Separation From My Twin Flame
I am too going through the same experience! I'm truly astounded by the intense feelings I'm having.
I met my twin flame 2 months ago and from the moment we first spoke I felt a connection. He is in a long term relationship and I am only recently separated. The intensity of our feelings after 2 weeks sounded ridiculous. We spent up to 7 hours on the phone and I thought about him 24/7.
We parted ways when his girlfriend found out when she got the phone bill and I felt I had just lost a part of me. I couldn't function and collapsed from sheer heartbreak of him telling me he had to cut ties.
I kept texting him in disbelief it was over. He texted me to tell me he had gone to see his doctor as he had a bit of a mental breakdown, he was advised to get a book called mindfulness which he urged me to get. I did and within a week I was feeling strength and found it very helpful when the anxiety took over, when realized I may never speak to him again.
The meditating helped with new ideas to maintain focus and within a week I was feeling like I was ready for change, I start having more confidence and became more giving and loving to people around me. I prayed and hoped everyday for him to contact me and I realized that even if i just communicated every once in a while, I'd be happy, just to have that contact...
Low and behold, he returned by text to say he needed me and even if it was just as best friends he would be happy. The passion returned instantly and it was like we never parted.

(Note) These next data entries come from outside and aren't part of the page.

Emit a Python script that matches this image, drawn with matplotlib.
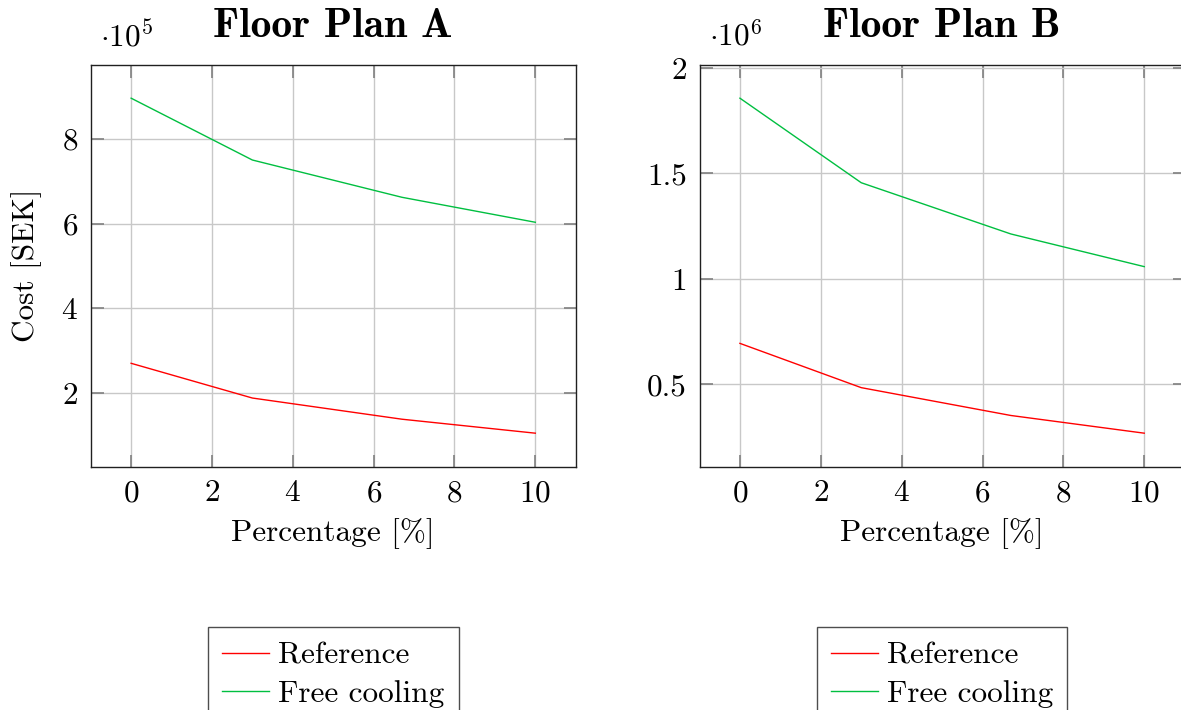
import numpy as np
import matplotlib
matplotlib.use('Agg')
import matplotlib.pyplot as plt

plt.rcParams['font.family'] = ['cmr10', 'DejaVu Serif']
plt.rcParams['mathtext.fontset'] = 'cm'
plt.rcParams['axes.formatter.use_mathtext'] = True

# data
pct = [0, 3, 6.7, 10]
ref_a = [2.70, 1.88, 1.38, 1.05]      # x 1e5 SEK
free_a = [8.96, 7.50, 6.62, 6.03]
ref_b = [0.693, 0.483, 0.351, 0.267]  # x 1e6 SEK
free_b = [1.856, 1.455, 1.212, 1.057]

titles = ['Floor Plan A', 'Floor Plan B']
mults = [r'$\cdot 10^{5}$', r'$\cdot 10^{6}$']
xticks = [0, 2, 4, 6, 8, 10]
yticks_a = [2, 4, 6, 8]
yticks_b = [0.5, 1, 1.5, 2]
yticklabels_b = ['0.5', '1', '1.5', '2']

red = '#ff0000'
green = '#00bf40'
fs = 22.5

fig = plt.figure(figsize=(11.81, 7.10), dpi=100)
ax1 = fig.add_axes([0.0768, 0.3427, 0.4107, 0.5662])
ax2 = fig.add_axes([0.5923, 0.3427, 0.4108, 0.5662])

for ax, ref, free, title, mult in [(ax1, ref_a, free_a, titles[0], mults[0]),
                                   (ax2, ref_b, free_b, titles[1], mults[1])]:
    ax.plot(pct, ref, c=red, lw=1.0, label='Reference')
    ax.plot(pct, free, c=green, lw=1.0, label='Free cooling')
    ax.set_xlim(-1, 11)
    lo, hi = min(ref), max(free)
    pad = 0.1 * (hi - lo)
    ax.set_ylim(lo - pad, hi + pad)
    ax.set_xticks(xticks)
    ax.grid(True, color='#c8c8c8', lw=1.0)
    ax.set_axisbelow(True)
    ax.tick_params(direction='in', length=9, width=1.2, color='#808080',
                   top=True, right=True, labelsize=fs, pad=9)
    for s in ax.spines.values():
        s.set_color('#202020')
        s.set_linewidth(1.0)
    ax.set_title(title, fontsize=30, family=['cmb10', 'DejaVu Serif'], pad=20)
    ax.text(0.02, 1.03, mult, transform=ax.transAxes, fontsize=fs,
            ha='left', va='bottom')
    ax.set_xlabel('Percentage [%]', fontsize=fs, labelpad=8)
    leg = ax.legend(loc='upper center', bbox_to_anchor=(0.5, -0.40), fontsize=fs,
                    frameon=True, fancybox=False, edgecolor='#202020',
                    handlelength=1.5, handletextpad=0.3, borderpad=0.45,
                    labelspacing=0.35, borderaxespad=0)
    leg.get_frame().set_linewidth(1.0)

ax1.set_yticks(yticks_a)
ax1.set_ylabel('Cost [SEK]', fontsize=fs, labelpad=14)
ax2.set_yticks(yticks_b)
ax2.set_yticklabels(yticklabels_b)

fig.savefig('out.png', dpi=100)
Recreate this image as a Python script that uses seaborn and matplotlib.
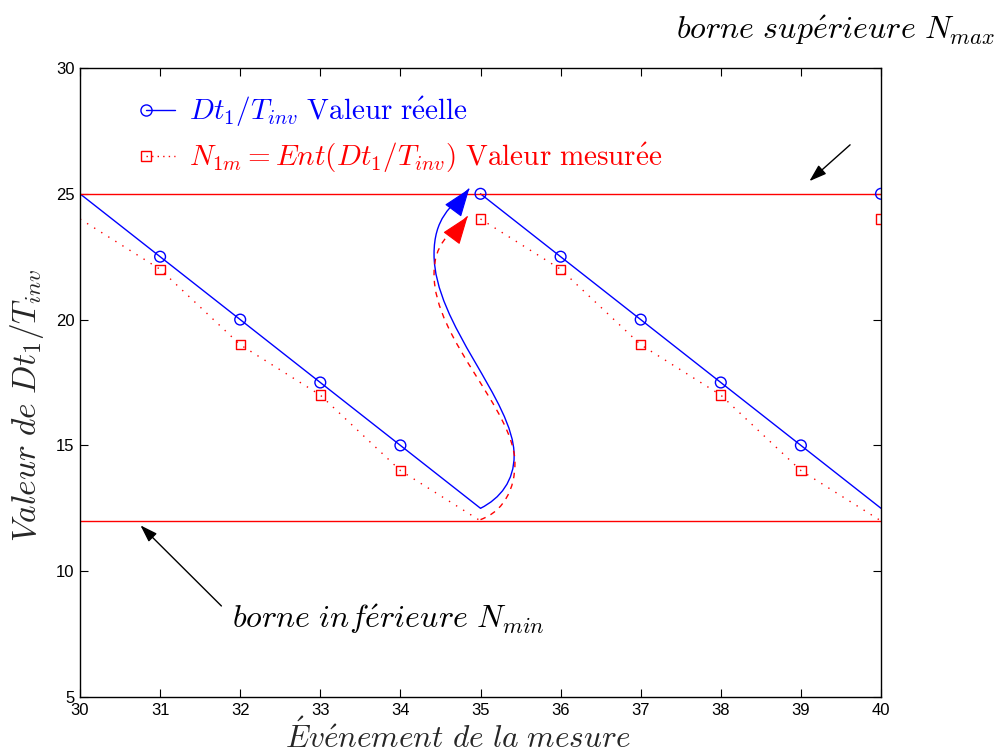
import numpy as np
import pandas as pd
import matplotlib
matplotlib.use("Agg")
import matplotlib.pyplot as plt
import seaborn as sns
from matplotlib.lines import Line2D
from matplotlib.path import Path
from matplotlib.patches import PathPatch
from matplotlib.legend_handler import HandlerLine2D

# --- data -------------------------------------------------------------
events = [31, 32, 33, 34, 35, 36, 37, 38, 39, 40]
valeur_reelle = [22.5, 20, 17.5, 15, 25, 22.5, 20, 17.5, 15, 25]
valeur_mesuree = [22, 19, 17, 14, 24, 22, 19, 17, 14, 24]

# continuous traces (two sawtooth ramps)
trace_x = [30, 31, 32, 33, 34, 35, 35, 36, 37, 38, 39, 40]
trace_reelle = [25, 22.5, 20, 17.5, 15, 12.5, 25, 22.5, 20, 17.5, 15, 12.5]
trace_mesuree = [24, 22, 19, 17, 14, 12, 24, 22, 19, 17, 14, 12]
trace_rampe = [0, 0, 0, 0, 0, 0, 1, 1, 1, 1, 1, 1]

n_max = 25
n_min = 12

x_ticks = list(range(30, 41))
y_ticks = [5, 10, 15, 20, 25, 30]

# --- style ------------------------------------------------------------
sns.set_theme(style="ticks")
plt.rcParams["font.family"] = ["Liberation Sans Narrow", "Liberation Sans", "DejaVu Sans"]
plt.rcParams["mathtext.fontset"] = "cm"

fig = plt.figure(figsize=(9.97, 7.55), dpi=100)
ax = fig.add_axes([80 / 997, 1 - 697 / 755, 801 / 997, 629 / 755])

df = pd.DataFrame({"x": trace_x, "reelle": trace_reelle,
                   "mesuree": trace_mesuree, "rampe": trace_rampe})

sns.lineplot(data=df, x="x", y="reelle", units="rampe", estimator=None,
             sort=False, color="blue", lw=1.0, ax=ax)
sns.lineplot(data=df, x="x", y="mesuree", units="rampe", estimator=None,
             sort=False, color="red", lw=1.0, linestyle=(0, (1, 5)), ax=ax)

sns.scatterplot(x=events, y=valeur_reelle, marker="o", s=60,
                facecolor="none", edgecolor="blue", linewidth=1.0, ax=ax, zorder=4)
sns.scatterplot(x=events, y=valeur_mesuree, marker="s", s=45,
                facecolor="none", edgecolor="red", linewidth=1.0, ax=ax, zorder=4)

# bounds
ax.axhline(n_max, color="red", lw=1.0)
ax.axhline(n_min, color="red", lw=1.0)

# curved arrows showing the wrap-around from the lower to the upper bound
codes = [Path.MOVETO] + [Path.CURVE4] * 9
blue_verts = [(35, 12.5),
              (35.25, 12.9), (35.42, 13.6), (35.42, 14.6),
              (35.42, 16.8), (34.42, 19.8), (34.42, 22.6),
              (34.42, 24.0), (34.62, 24.5), (34.86, 25.2)]
red_verts = [(35, 12.05),
             (35.3, 12.4), (35.43, 13.3), (35.43, 14.3),
             (35.43, 16.4), (34.42, 19.2), (34.42, 21.8),
             (34.42, 23.0), (34.6, 23.4), (34.84, 24.1)]
ax.add_patch(PathPatch(Path(blue_verts, codes), fill=False, edgecolor="blue",
                       lw=1.0, zorder=3))
ax.add_patch(PathPatch(Path(red_verts, codes), fill=False, edgecolor="red",
                       lw=1.0, linestyle=(0, (4, 4)), zorder=3))
head = dict(arrowstyle="-|>,head_length=0.9,head_width=0.33", mutation_scale=20,
            lw=0.8, shrinkA=0, shrinkB=0)
ax.annotate("", xy=(34.86, 25.2), xytext=(34.72, 24.6),
            arrowprops=dict(color="blue", **head))
ax.annotate("", xy=(34.84, 24.1), xytext=(34.7, 23.5),
            arrowprops=dict(color="red", **head))

# bound annotations
ax.annotate("", xy=(39.08, 25.43), xytext=(39.64, 27.02),
            arrowprops=dict(arrowstyle="-|>,head_length=0.75,head_width=0.25",
                            mutation_scale=14, color="black", lw=1.0),
            annotation_clip=False)
ax.text(41.42, 31.5, r"$borne\ sup\acute{e}rieure\ N_{max}$", ha="right",
        va="center", fontsize=23, color="black", clip_on=False)

ax.annotate("", xy=(30.73, 11.9), xytext=(31.79, 8.54),
            arrowprops=dict(arrowstyle="-|>,head_length=0.75,head_width=0.25",
                            mutation_scale=14, color="black", lw=1.0))
ax.text(31.9, 8.1, r"$borne\ inf\acute{e}rieure\ N_{min}$", ha="left",
        va="center", fontsize=23, color="black")

# axes
ax.set_xlim(30, 40)
ax.set_ylim(5, 30)
ax.set_xticks(x_ticks)
ax.set_yticks(y_ticks)
ax.tick_params(direction="in", top=True, right=True, length=6, width=0.8,
               labelsize=12, colors="black", pad=4)
for sp in ax.spines.values():
    sp.set_visible(True)
    sp.set_color("black")
    sp.set_linewidth(1.0)

ax.set_xlabel(r"$\acute{E}v\acute{e}nement\ de\ la\ mesure$", fontsize=22.5)
ax.set_ylabel(r"$Valeur\ de\ Dt_1/T_{inv}$", fontsize=24)
ax.xaxis.set_label_coords(0.472, -0.036)
ax.yaxis.set_label_coords(-0.043, 0.463)


class MarkerFirst(HandlerLine2D):
    """Legend handle with the marker at the left end of the line."""
    def create_artists(self, *args, **kwargs):
        artists = super().create_artists(*args, **kwargs)
        for a in artists:
            a.set_markevery([0])
        return artists


handles = [
    Line2D([], [], color="blue", lw=1.0, marker="o", markersize=8,
           markerfacecolor="none", markeredgecolor="blue"),
    Line2D([], [], color="red", lw=1.0, linestyle=(0, (1, 3)), marker="s",
           markersize=7, markerfacecolor="none", markeredgecolor="red"),
]
labels = [r"$Dt_1/T_{inv}\ \mathrm{Valeur\ r\acute{e}elle}$",
          r"$N_{1m}=Ent(Dt_1/T_{inv})\ \mathrm{Valeur\ mesur\acute{e}e}$"]
leg = ax.legend(handles, labels, loc="upper left", frameon=False, fontsize=21,
                handlelength=1.0, bbox_to_anchor=(0.06, 0.985),
                labelspacing=0.42, handletextpad=0.5, borderaxespad=0.2,
                handler_map={Line2D: MarkerFirst(numpoints=2, marker_pad=0)})
for txt, col in zip(leg.get_texts(), ["blue", "red"]):
    txt.set_color(col)

fig.savefig("out.png", dpi=100, facecolor="white")
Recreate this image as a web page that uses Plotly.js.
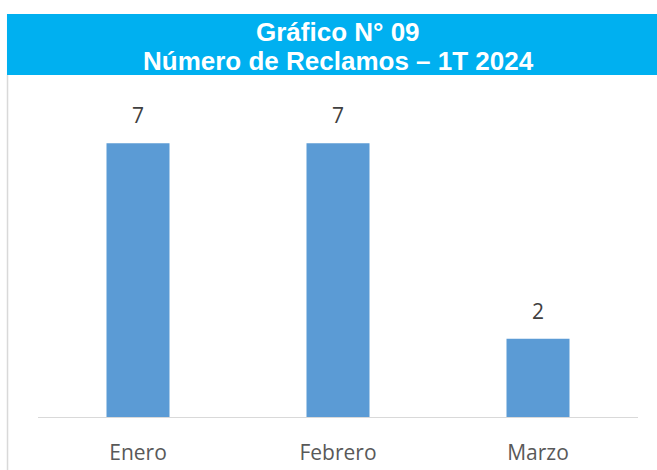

A month later, we were discussing his plans of leaving his partner, moving to another country and taking on my
three children, even when he agreed with his partner he never wanted kids!!! Huge commitment!!!
We had never met and we had arranged to meet last weekend to secure the bond as we knew we could never tell anyone our plans if we never even met.
His girlfriend found out he was texting me and he agreed to leave her as it was me he wanted, and then in a complete turnaround told me he hadn't the strength to cause her pain and live alone waiting for me to move out of the house I share with my husband. Again, told me it was over and was giving his relationship another go.
I was devastated yet again. The feeling of him dying and never seeing him again. He hasn't texted me and I'm holding out on him living up to the fact he said he loves me like no other, that he wanted to spend the rest of his life with me, that I'm everything he has ever dreamed of and in fact his relationship is doomed with his partner because of the intense passion he has for me.
I have found solace in tarot readings and spiritual healing. I know we separated as part of a divine practice and I want to do my part of cleansing and healing in order to re-unite with him again which is all about forgiveness, acceptance, unconditional love and trust.
I do believe we will unite again soon and through meditating, hope and faith I will seek this.
I understand the pain of others who are separated and believe that you need to fix yourself first in order for you to re- unite.
I hope this helps others. I have never done anything like this before, but felt compelled to share me experience and to try and help.
I really hope it works out for everyone!